The Role of Healthy Risk in Connecting to Self-Worth
Updated: Sep 19, 2019
There are many struggles when it comes to feeling not good enough or worthless, one of which is restricting our possible chances to experience our worth. We don’t allow ourselves to take healthy risks; risks that would allow us to experience and demonstrate our worth.
A few weeks ago, I wrote an article regarding connecting to one’s self-worth (click here to visit that article). In that article, we discussed that each of us is inherently good enough and worthwhile; therefore, feelings of reduced self-worth are due to disconnection from our worth. Additionally, we discussed several tools to help ourselves reconnect to our inherent worth. As indicated, this list was meant to be an introduction. In this article, we will begin to expand on this idea of reconnecting to our worth by discussing the role of taking healthy risks.
There are many struggles when it comes to feeling not good enough or worthless, one of which is restricting our possible chances to experience our worth. We don’t apply for that amazing school, internship, or job. We don’t approach that interesting person we’d love to get to know. We don’t ask pertinent and insightful questions, partly because they are not viewed as such. As you can see by just these few examples, the theme is we don’t allow ourselves to take healthy risks; risks that would allow us to experience and demonstrate our worth. It is important to recognize that the outcome of these risks is partly irrelevant. Please don’t misunderstand, it can hurt when we take a risk that doesn’t turn out the way we’d hoped; however, with each risk we take we are both communicating to ourselves that we are good enough and worthwhile, as well as giving ourselves a chance to grow which is a demonstration of that worth.
Taking this type of risk is difficult for several reasons. First, you will likely be convinced of the outcome – failure and support that you are not good enough. Second, even if you entertain taking the risk, when you think about the possibility of failure it feels better to just not bother since you don’t want to make yourself feel worse. Third, very little if anything will feel like a healthy risk. The question at this point becomes what does taking a healthy risk look like, how do we know where to take risks. Unfortunately, the answer to this is not simple. Thankfully, that doesn’t mean we’re doomed.
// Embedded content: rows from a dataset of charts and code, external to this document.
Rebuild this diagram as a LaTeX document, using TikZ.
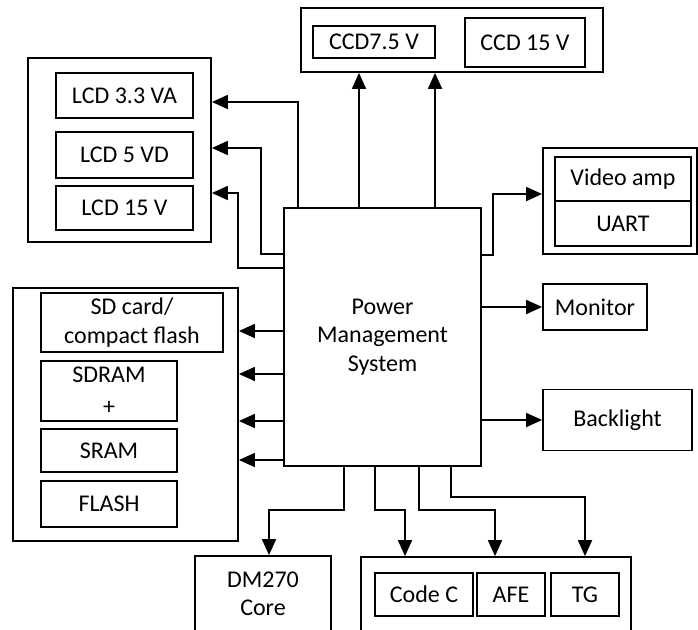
\documentclass[tikz,border=0pt]{standalone}
\usepackage{fontspec}
\setmainfont{Carlito}
\usetikzlibrary{arrows.meta}

\tikzset{
	blk/.style={draw, line width=1.8pt, inner sep=0pt, align=center},
	sz/.style 2 args={minimum width=#1pt, minimum height=#2pt},
	wire/.style={->, line width=1.8pt},
}

\begin{document}
\begin{tikzpicture}[x=1pt, y=-1pt, >={Triangle[length=16pt,width=14pt]}, font=\fontsize{24pt}{28.5pt}\selectfont]
	\useasboundingbox (0,0) rectangle (698,629);
	\clip (0,0) rectangle (698,629);
	% power management
	\node[blk, sz={197}{258}] (pm) at (382.5,337) {Power\\Management\\System};
	% lcd supplies
	\node[blk, sz={183}{184}] (lcd) at (119.5,150) {};
	\node[blk, sz={137}{45}] (lcda) at (124.5,95.5) {LCD 3.3 VA};
	\node[blk, sz={137}{46}] (lcdb) at (124.5,155) {LCD 5 VD};
	\node[blk, sz={137}{44}] (lcdc) at (124.5,208) {LCD 15 V};
	% ccd supplies
	\node[blk, sz={302}{64}] (ccd) at (452,40) {};
	\node[blk, sz={122}{32}] (ccda) at (374,42) {CCD7.5 V};
	\node[blk, sz={120}{49}] (ccdb) at (525,42.5) {CCD 15 V};
	% right side
	\node[blk, sz={154}{106}] (vid) at (620,201) {};
	\node[blk, sz={136}{44}] (vamp) at (623,179) {Video amp};
	\node[blk, sz={136}{45}] (uart) at (623,223.5) {UART};
	\node[blk, sz={104}{46}] (mon) at (595,307) {Monitor};
	\node[blk, sz={149}{61}] (bkl) at (617.5,420) {Backlight};
	% memories
	\node[blk, sz={225}{253}] (mem) at (125.5,414.5) {};
	\node[blk, sz={182}{59}] (sd) at (132,322.5) {SD card/\\compact flash};
	\node[blk, sz={136}{60}] (sdram) at (109,391) {SDRAM\\[3.5pt]+};
	\node[blk, sz={136}{43}] (sram) at (109,450.5) {SRAM};
	\node[blk, sz={136}{46}] (flash) at (109,504) {FLASH};
	% bottom
	\node[blk, sz={136}{76}] (dm) at (263,594) {DM270\\Core};
	\node[blk, sz={270}{77}] (afebox) at (496,595.5) {};
	\node[blk, sz={98}{43}] (codec) at (424,594.5) {Code C};
	\node[blk, sz={68}{43}] (afe) at (511,594.5) {AFE};
	\node[blk, sz={68}{43}] (tg) at (585,594.5) {TG};

	% bend points
	\coordinate (la) at (298,102);
	\coordinate (lb1) at (261,254);
	\coordinate (lb2) at (261,148);
	\coordinate (lc1) at (238,268);
	\coordinate (lc2) at (238,193);
	\coordinate (ca) at (359,0);
	\coordinate (cb) at (435,0);
	\coordinate (v1) at (493,255);
	\coordinate (v2) at (493,194);
	\coordinate (m1) at (0,331);
	\coordinate (m2) at (0,374);
	\coordinate (m3) at (0,421);
	\coordinate (m4) at (0,460);
	\coordinate (d1) at (344,510);
	\coordinate (d2) at (269,510);
	\coordinate (e1) at (375,510);
	\coordinate (e2) at (405,510);
	\coordinate (f1) at (419,510);
	\coordinate (f2) at (495,510);
	\coordinate (g1) at (451,497);
	\coordinate (g2) at (585,497);

	% connectors
	\draw[wire] (la |- pm.north) -- (la) -- (la -| lcd.east);
	\draw[wire] (lb1 -| pm.west) -- (lb1) -- (lb2) -- (lb2 -| lcd.east);
	\draw[wire] (lc1 -| pm.west) -- (lc1) -- (lc2) -- (lc2 -| lcd.east);
	\draw[wire] (ca |- pm.north) -- (ca |- ccd.south);
	\draw[wire] (cb |- pm.north) -- (cb |- ccd.south);
	\draw[wire] (v1 -| pm.east) -- (v1) -- (v2) -- (v2 -| vid.west);
	\draw[wire] (pm.east |- mon.west) -- (mon.west);
	\draw[wire] (pm.east |- bkl.west) -- (bkl.west);
	\draw[wire] (m1 -| pm.west) -- (m1 -| mem.east);
	\draw[wire] (m2 -| pm.west) -- (m2 -| mem.east);
	\draw[wire] (m3 -| pm.west) -- (m3 -| mem.east);
	\draw[wire] (m4 -| pm.west) -- (m4 -| mem.east);
	\draw[wire] (d1 |- pm.south) -- (d1) -- (d2) -- (d2 |- dm.north);
	\draw[wire] (e1 |- pm.south) -- (e1) -- (e2) -- (e2 |- afebox.north);
	\draw[wire] (f1 |- pm.south) -- (f1) -- (f2) -- (f2 |- afebox.north);
	\draw[wire] (g1 |- pm.south) -- (g1) -- (g2) -- (g2 |- afebox.north);
\end{tikzpicture}
\end{document}
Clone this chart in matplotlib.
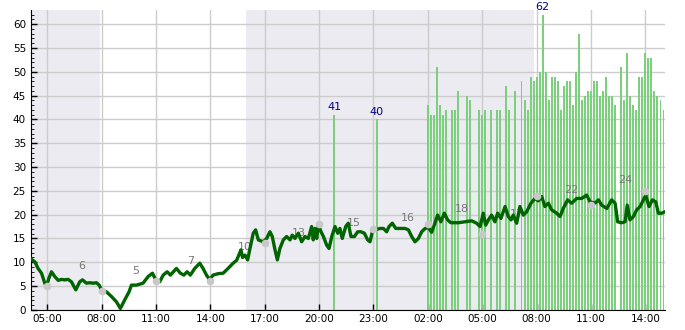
import numpy as np
import pandas as pd
import matplotlib
matplotlib.use("Agg")
import matplotlib.pyplot as plt
import matplotlib.dates as mdates

# hours are counted from 00:00 of the first day
base = pd.Timestamp("2023-03-14 00:00")

# mean wind (dark green line)
wind_hours = [4.14, 4.32, 4.50, 4.69, 4.87, 4.96, 5.09, 5.24, 5.42, 5.61, 5.79, 5.97,
              6.16, 6.34, 6.58, 6.80, 6.95, 7.17, 7.35, 7.54, 7.72, 7.87, 8.00, 8.27,
              8.55, 8.82, 9.04, 9.28, 9.52, 9.65, 9.93, 10.29, 10.57, 10.81, 10.99, 11.21,
              11.40, 11.62, 11.80, 12.13, 12.35, 12.54, 12.72, 12.90, 13.14, 13.42, 13.60,
              13.79, 13.97, 14.15, 14.43, 14.71, 14.98, 15.26, 15.45, 15.54, 15.69, 15.78,
              15.91, 16.06, 16.19, 16.37, 16.50, 16.65, 16.92, 17.11, 17.29, 17.42, 17.57,
              17.70, 17.84, 18.03, 18.21, 18.40, 18.52, 18.67, 18.86, 19.04, 19.22, 19.41,
              19.59, 19.68, 19.77, 19.87, 19.96, 20.11, 20.24, 20.42, 20.55, 20.70, 20.88,
              21.03, 21.15, 21.28, 21.47, 21.61, 21.76, 21.95, 22.13, 22.31, 22.50, 22.68,
              22.81, 22.94, 23.09, 23.36, 23.55, 23.73, 23.86, 24.04, 24.23, 24.47, 24.74,
              24.93, 25.11, 25.29, 25.48, 25.66, 25.85, 26.03, 26.21, 26.39, 26.54, 26.72,
              26.91, 27.09, 27.27, 27.68, 28.05, 28.42, 28.69, 28.88, 29.06, 29.19, 29.34,
              29.52, 29.70, 29.85, 30.03, 30.26, 30.44, 30.59, 30.71, 30.90, 31.08, 31.27,
              31.45, 31.69, 31.91, 32.09, 32.28, 32.46, 32.65, 32.83, 33.11, 33.29, 33.47,
              33.71, 33.93, 34.21, 34.49, 34.76, 34.95, 35.22, 35.41, 35.59, 35.87, 36.14,
              36.33, 36.47, 36.69, 36.88, 37.00, 37.15, 37.34, 37.52, 37.71, 37.89, 38.02,
              38.20, 38.39, 38.57, 38.72, 38.90, 39.08]
wind_speed = [10.6, 10.1, 8.7, 7.7, 5.6, 4.9, 6.6, 8.0, 7.0, 6.2, 6.4, 6.3,
              6.4, 5.9, 4.2, 5.9, 6.3, 5.6, 5.7, 5.6, 5.7, 5.2, 4.2, 3.8,
              2.8, 1.7, 0.3, 2.1, 3.8, 5.2, 5.2, 5.6, 7.0, 7.7, 6.3, 5.9,
              7.3, 8.0, 7.3, 8.7, 7.7, 7.3, 8.0, 7.3, 8.7, 9.8, 8.7,
              7.3, 6.3, 7.3, 7.6, 7.7, 8.7, 9.8, 10.4, 11.2, 12.6, 11.0,
              11.5, 10.5, 12.9, 16.1, 16.8, 14.7, 14.3, 15.0, 16.4, 15.4, 12.6,
              10.5, 12.9, 14.7, 15.4, 14.7, 15.7, 15.0, 16.1, 14.3, 15.4, 15.0,
              17.5, 14.7, 17.1, 15.0, 17.8, 16.4, 15.4, 13.6, 12.9, 15.4, 17.5,
              16.1, 17.1, 15.0, 17.5, 18.2, 15.4, 15.4, 16.4, 16.4, 16.1, 14.7,
              14.3, 16.4, 16.8, 17.1, 17.1, 16.4, 17.5, 18.2, 17.1, 17.1, 17.1,
              16.8, 15.4, 14.3, 15.0, 16.4, 17.1, 17.3, 16.3, 18.2, 19.9, 18.5,
              20.3, 18.9, 18.3, 18.3, 18.5, 18.7, 18.2, 17.5, 20.3, 17.8, 18.9,
              19.9, 18.5, 20.3, 19.2, 21.7, 19.6, 18.9, 19.9, 18.2, 21.7, 19.9,
              20.6, 22.4, 23.4, 22.9, 23.8, 21.7, 22.4, 21.0, 20.3, 19.6, 21.3,
              23.1, 22.4, 23.4, 23.4, 24.1, 22.7, 22.4, 23.1, 22.0, 21.3, 23.1,
              22.4, 18.5, 18.3, 18.5, 22.0, 18.9, 19.6, 21.0, 21.7, 23.1, 24.1,
              21.7, 23.1, 22.7, 20.3, 20.3, 20.6]

# gusts (light green bars), every 10 minutes from 02:00 on day two, None = no gust
gust_start = 26.0
gust_values = [43, 41, 41, 51, 43, 41, 42, None, 42, 42, 46, None, None, 45, 44, None,
               None, 42, 41, 42, None, 42, None, 42, 42, None, 47, 42, None, 46, None,
               48, 44, 42, 49, 48, 49, 50, 62, 50, 44, 49, 49, 48, 42, 47, 48, 48, 43,
               50, 58, 44, 45, 46, 46, 48, 48, 45, 46, 49, 45, 45, 43, None, 51, 44, 54,
               45, 43, 42, 49, 49, 54, 53, 53, 46, 45, 44, 42]
# isolated gusts during the evening
lone_gust_hours = [20.83, 23.17]
lone_gust_values = [41, 40]

# observations every 3 hours (grey dots)
obs_hours = [5, 8, 11, 14, 17, 20, 23, 26, 29, 32, 35, 38]
obs_values = [5, 4, 6, 6, 14, 18, 17, 18, 16, 24, 22, 25]

# 3-hour averages (grey numbers)
avg_hours = [6.9, 9.9, 12.9, 15.9, 18.9, 21.9, 24.9, 27.9, 30.9, 33.9, 36.9]
avg_values = [6, 5, 7, 10, 13, 15, 16, 18, 17, 22, 24]

# night shading
nights = [(4.0, 7.91), (15.97, 31.86)]

tick_hours = [5, 8, 11, 14, 17, 20, 23, 26, 29, 32, 35, 38]


def to_time(h):
    return base + pd.to_timedelta(np.asarray(h, dtype=float), unit="h")


fig = plt.figure(figsize=(6.85, 3.30), dpi=100)
ax = fig.add_axes([0.045, 0.061, 0.926, 0.909])

for a, b in nights:
    ax.axvspan(to_time(a), to_time(b), color="#ebebf1", lw=0, zorder=0)

ax.grid(True, color="#cccccc", lw=1, zorder=1)
ax.set_axisbelow(True)

bar_w = pd.Timedelta(minutes=6.5)
gust_h = [gust_start + i / 6 for i, v in enumerate(gust_values) if v is not None]
gust_v = [v for v in gust_values if v is not None]
ax.bar(to_time(gust_h), gust_v, width=bar_w, color="#7ccf7c", zorder=2)
ax.bar(to_time(lone_gust_hours), lone_gust_values, width=bar_w, color="#7ccf7c", zorder=2)

# blue labels on the highest gusts
i_max = int(np.argmax(gust_v))
for h, v in list(zip(lone_gust_hours, lone_gust_values)) + [(gust_h[i_max], gust_v[i_max])]:
    ax.text(to_time(h), v + 0.6, str(v), color="#00008b", fontsize=8,
            ha="center", va="bottom", zorder=5, clip_on=False)

for h, v in zip(avg_hours, avg_values):
    ax.text(to_time(h), v + 3.2, str(v), color="#777777", fontsize=8,
            ha="center", va="center", zorder=3)

ax.plot(to_time(wind_hours), wind_speed, color="#006400", lw=2.4, zorder=4)
ax.plot(to_time(obs_hours), obs_values, "o", color="#c8c8c8", ms=5.5, mec="none", zorder=5)

ax.set_xlim(to_time(4.10), to_time(39.09))
ax.set_ylim(0, 63)
ax.set_xticks(to_time(tick_hours))
ax.xaxis.set_major_formatter(mdates.DateFormatter("%H:%M"))
ax.set_yticks(range(0, 61, 5))
ax.set_yticks(range(0, 63), minor=True)
ax.tick_params(axis="both", direction="in", labelsize=7.5, length=4, width=1)
ax.tick_params(axis="y", which="minor", direction="in", length=2.5)
ax.tick_params(axis="x", pad=3)

for s in ["top", "right"]:
    ax.spines[s].set_visible(False)

fig.savefig("out.png", dpi=100)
While the exact approach is going to be different for each individual, there are a couple of things that can help.
Healthy risk = possibility; no healthy risk = stagnation It is very helpful to remind yourself that no matter how you look at it taking a healthy risk offers the possibility of something that is not otherwise there. Certainly, this is not magical; it will still be difficult to take that risk, though at least there is a chance of something different.
Ask yourself a little about the risk To assess if it’s a healthy risk, ask yourself some questions about the nature of the risk, the possible harmful or negative outcomes, the possible rewards or positive outcomes, your motivations, etc. You’re looking for indicators that your reduced self-worth is the roadblock, rather than the risk being unhealthy.
Ask trusted (and healthy) others To help aid in your assessment of the risk, ask people who you trust to give you healthy and honest guidance. This, of course, could include your therapist, trusted friend or family member, mentor, teacher/professor, etc.
Start small and work your way up It’s much easier to take little risks than big ones! As you continue to practice, you’ll find the big ones won’t necessarily feel so big. Even if the big ones do feel enormous, you’ll have more confidence and connection to your worth, so this will make it a bit easier.
I appreciate that some of this may sound a little ambiguous; however, the more you try and practice, the more it’ll make sense. I’ve had many patients relay to me that they couldn’t figure out how to implement the things we had discussed at first, though they just kept trying and seeking feedback and support from me and others in their lives, then one day it just came together and they realized they were working on taking healthy risks all along. Remember: Moving toward better being, in all the ways we do this, is a complicated process comprised of interrelated pieces. Every “little” effort you put in, is a valuable and meaningful part of healing and reconnection to your worth.